The five years of 800cc racing, whether with the tire wars in '07 and '08 or the control Bridgestone over the final three years, produced only nine of 88 races that were decided by less than a second and precious few races with a last-lap overtaking.

But the statistics don’t tell the whole story. The final years of the 500cc class and the first five years of MotoGP 990 racing gave fans much more overtaking and uncertainly, while the recent half decade gave us races that, regardless of the actual winning margins, were often processional and predictable, with any slight advantage from qualifying simply multiplied by the number of laps.

The championship promoter, Dorna, has upset racing purists over recent months by stating that entertainment must trump technology in a televised spectator sport. The move to 1000cc and the very clear message from riders and Dorna to Bridgestone that tires need to warm up quickly even if they drop off later in the day, may produce the 'entertainment' that has been missing in recent years, but Dorna clearly intends to close up the field by slowing down the front.

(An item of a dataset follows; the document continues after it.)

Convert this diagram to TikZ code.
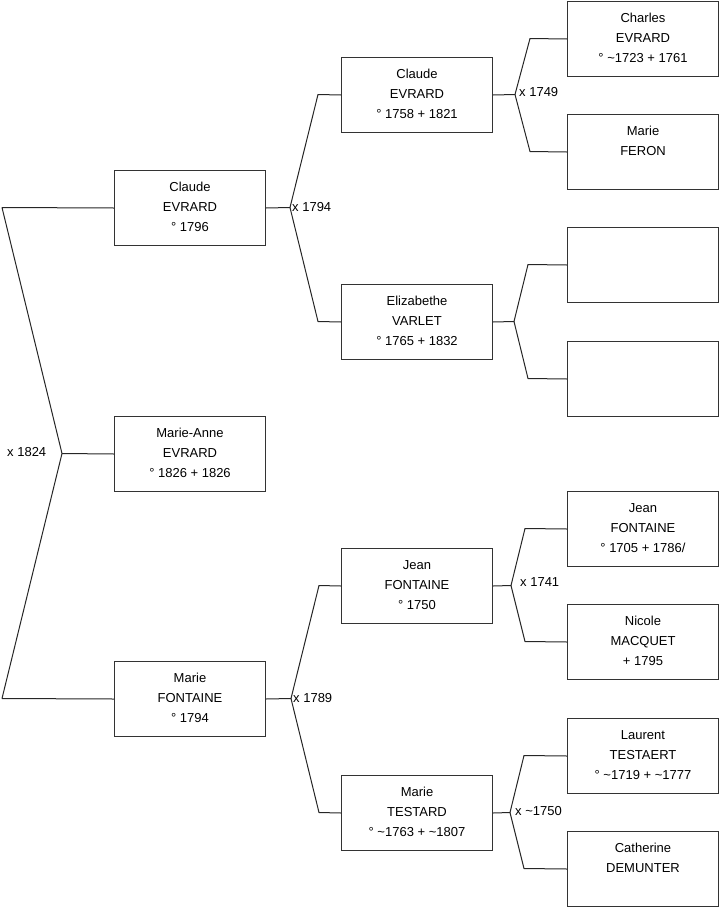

This year there will be two races in one. At the front Honda and Yamaha will battle while Ducati struggles to close the gap. At mid-pack the best of the CRTs will chase satellite stragglers while the backmarker CRTs, running in some cases, hot-rodded long-stroke Superbike engines in less than ideal frames, will battle each other and, in some cases, be on the lookout for the dreaded blue flag during the final laps.

Change is not always pretty, but MotoGP needs change.